Smaug Awakened

The power of the story of the Hobbit lies in the creature Smaug, the dragon who sleeps underneath piles of gold coins and other tokens of wealth. In the movie The Hobbit: The Desolation of Smaug you witness the awakening of a malignant and destructive power, its vindictive anger, and its unleashing to roam the planet with the vulnerable Laketown its first target. At the end of the movie, Bilbo Baggins watches Smaug bearing down on Laketown and moans, “What have we done?”

Now I see Smaug everywhere, ranging from an awakening beast to a monster in full-flame destroying the vulnerable merely for lying in its path. In the New York Times this morning I find the ruins of Smaug’s desolation in Mong La, Myanmar, the victim of “China’s insatiable demand for tiger and leopard parts, beer bile and pangolin’s . . .” (January 24, 2015)

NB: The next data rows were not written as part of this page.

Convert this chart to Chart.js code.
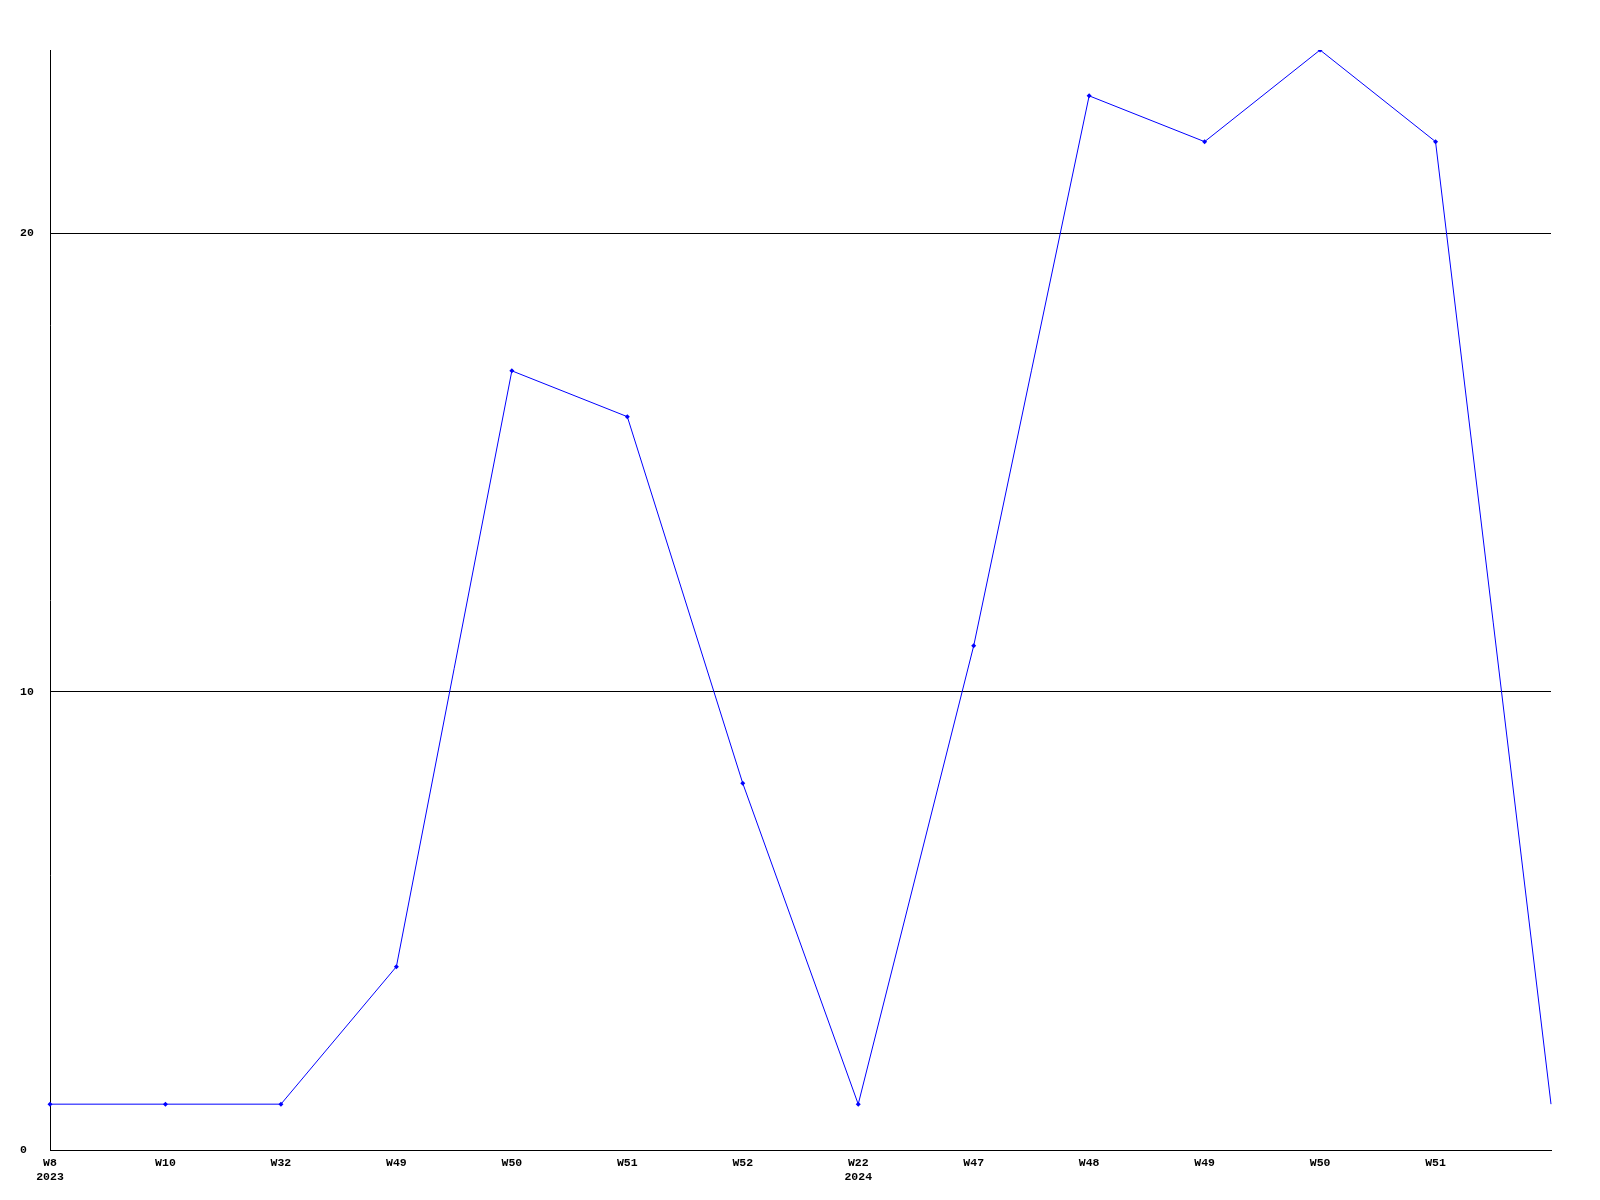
<!DOCTYPE html>
<html>
<head>
<meta charset="utf-8">
<script src="https://cdn.jsdelivr.net/npm/chart.js@4"></script>
<style>
  body { margin: 0; background: #fff; }
  canvas { display: block; }
</style>
</head>
<body>
<canvas id="myChart" width="1600" height="1200"></canvas>
<script>
'use strict';

let weekLabels = ['W8', 'W10', 'W32', 'W49', 'W50', 'W51', 'W52', 'W22', 'W47', 'W48', 'W49', 'W50', 'W51', ''];
let yearLabels = ['2023', '', '', '', '', '', '', '2024', '', '', '', '', '', ''];
let counts = [1, 1, 1, 4, 17, 16, 8, 1, 11, 23, 22, 24, 22, 1];
let yTicks = [0, 10, 20];
let yMax = 24;

let tickFont = { family: '"Liberation Mono", "DejaVu Sans Mono", monospace', size: 11.5, weight: 'bold' };

function chartRender() {
    let ctx = document.getElementById('myChart').getContext('2d');
    let myChart = new Chart(ctx, {
        type: 'line',
        data: {
            labels: weekLabels,
            datasets: [{
                data: counts,
                borderColor: '#0000ff',
                backgroundColor: '#0000ff',
                borderWidth: 1,
                tension: 0,
                pointStyle: 'rectRot',
                pointRadius: function (c) {
                    return c.dataIndex === counts.length - 1 ? 0 : 2.5;
                },
                pointBorderWidth: 0
            }]
        },
        options: {
            responsive: false,
            animation: false,
            layout: {
                padding: { left: 20, top: 50, right: 49, bottom: 0 }
            },
            plugins: {
                legend: { display: false },
                tooltip: { enabled: false }
            },
            scales: {
                x: {
                    type: 'category',
                    offset: false,
                    grid: { display: false, drawTicks: false },
                    border: { display: true, color: '#000', width: 1 },
                    ticks: {
                        color: '#000',
                        font: tickFont,
                        padding: 6,
                        maxRotation: 0,
                        autoSkip: false,
                        callback: function (value, index) {
                            if (yearLabels[index]) {
                                return [weekLabels[index], yearLabels[index]];
                            }
                            return weekLabels[index];
                        }
                    },
                    afterFit: function (scale) {
                        scale.height = 50;
                    }
                },
                y: {
                    min: 0,
                    max: yMax,
                    grid: { color: '#000', lineWidth: 1, drawTicks: false },
                    border: { display: true, color: '#000', width: 1 },
                    ticks: {
                        color: '#000',
                        font: tickFont,
                        crossAlign: 'far',
                        padding: 17
                    },
                    afterBuildTicks: function (scale) {
                        scale.ticks = yTicks.map(v => ({ value: v }));
                    },
                    afterFit: function (scale) {
                        scale.width = 30;
                    }
                }
            }
        }
    });
}
chartRender();
</script>
</body>
</html>
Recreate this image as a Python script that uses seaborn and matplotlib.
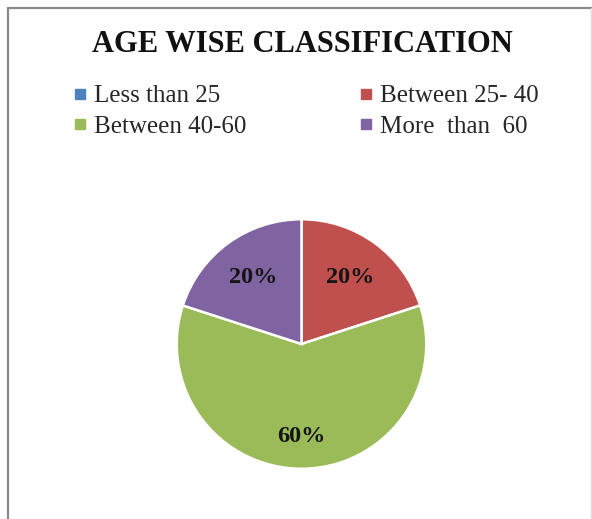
import matplotlib
matplotlib.use("Agg")
import numpy as np
import matplotlib.pyplot as plt
from matplotlib.lines import Line2D
import seaborn as sns

# Age-group breakdown
categories = ["Less than 25", "Between 25- 40", "Between 40-60", "More  than  60"]
shares = [0, 20, 60, 20]
colors = ["#4F81BD", "#C0504D", "#9BBB59", "#8064A2"]

sns.set_theme(style="white")
plt.rcParams["font.family"] = ["Liberation Serif", "DejaVu Serif"]

W, H = 592, 519
fig = plt.figure(figsize=(W / 100, H / 100), dpi=100)
fig.patch.set_facecolor("white")

# frame lines around the chart area
fig.add_artist(Line2D([8 / W, 8 / W], [0, 1 - 8 / H], transform=fig.transFigure,
                      color="#8a8a8a", lw=1.6))
fig.add_artist(Line2D([8 / W, 1], [1 - 8 / H, 1 - 8 / H], transform=fig.transFigure,
                      color="#8a8a8a", lw=1.6))
fig.add_artist(Line2D([590.5 / W, 590.5 / W], [0, 1 - 8 / H], transform=fig.transFigure,
                      color="#dddddd", lw=1.0))

# pie axes: centre (301.5, 344) px, radius 126 px
cx, cy, r = 301.5, 344, 126
ax = fig.add_axes([(cx - r) / W, (H - cy - r) / H, 2 * r / W, 2 * r / H])

wedges, texts, autotexts = ax.pie(
    shares,
    colors=colors,
    startangle=90,
    counterclock=False,
    radius=1,
    autopct=lambda p: f"{p:.0f}%" if p > 0 else "",
    pctdistance=0.68,
    wedgeprops=dict(edgecolor="white", linewidth=1.8),
    textprops=dict(fontsize=17.5, fontweight="bold", color="#141414"),
)

# place the percentage labels a bit further out on the large slice
for w, t, s in zip(wedges, autotexts, shares):
    if s <= 0:
        continue
    mid = np.deg2rad((w.theta1 + w.theta2) / 2)
    dist = 0.74 if s >= 50 else 0.66
    t.set_position((dist * np.cos(mid), dist * np.sin(mid)))

ax.set_xlim(-1.01, 1.01)
ax.set_ylim(-1.01, 1.01)
ax.axis("off")

fig.text(302 / W, 1 - 45 / H, "AGE WISE CLASSIFICATION", ha="center", va="center",
         fontsize=22, fontweight="bold", color="#111111")

# legend entries laid out row by row in two columns
order = [0, 2, 1, 3]
handles = [Line2D([], [], marker="s", linestyle="none", markersize=7,
                  markerfacecolor=colors[i], markeredgecolor=colors[i]) for i in order]
labels = [categories[i] for i in order]
fig.legend(handles, labels, ncol=2, loc="upper left",
           bbox_to_anchor=(74 / W, 1 - 85 / H), frameon=False,
           fontsize=18, handlelength=0.5, handletextpad=0.3,
           columnspacing=4.55, labelspacing=0.33, borderpad=0, borderaxespad=0)

fig.savefig("out.png", dpi=100, facecolor="white")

In New York’s Aqueduct Raceway horses are put at risk to fill the race card for the high rollers at Resorts World Casino. “The booming casino’s gambling revenues have inflated the racetrack’s purses, heightening the lure for owners and trainers to put horses at risk.” The fatality rate at Aqueduct has reached four times the national average (7.8 per 1000 horses) as “heedless owners put unproven horses at risk for lucrative purses” (New York Times, January 24, 2015)

In a more subtle loosening of the reins on greed, a three-judge panel of New York’s Appeals court overturned the convictions of Todd Newman and Anthony Chiasson, two hedge-fund managers who were tried together for insider trading in 2012. The ruling is significant, because the judges questioned the criteria for proving that benefits were received by the informants, potentially undermining the convictions of many more other hedge-fund violators. Preet Bharara, the United States attorney in Manhattan is asking the judges to revisit their decision.

But Wall Street is nothing if not subtle, so the slightest moderating of enforcement against insider trading opens the gates of cascading gold from the hedge-fund managers to informants and back. Greed on Wall Street is the dragon fully alert, ready to plunder at a moment’s notice.

There are differences in exploitation between China and Wall Street, but the message of The Hobbit is that the most explosive greed begins with innocent probing. Bilbo enters the dragon’s lair on an innocent mission to restore a gem to its rightful owners, but once awake, the dragon has no limits. He will destroy his own home belching fire, rather than allow the liberation of a single token of his wealth.

“Greed is good,” avowed Gordon Gekko in Wall Street, another parable of overreach and destruction. Gekko is a caricature, who represents many thousands who are willing to exploit for advantage and he lurks like the dragon in every trader’s heart. Only if we know that innocence can turn to raging greed in an instant, are we prepared to meet the dragon. And the dragon is everywhere.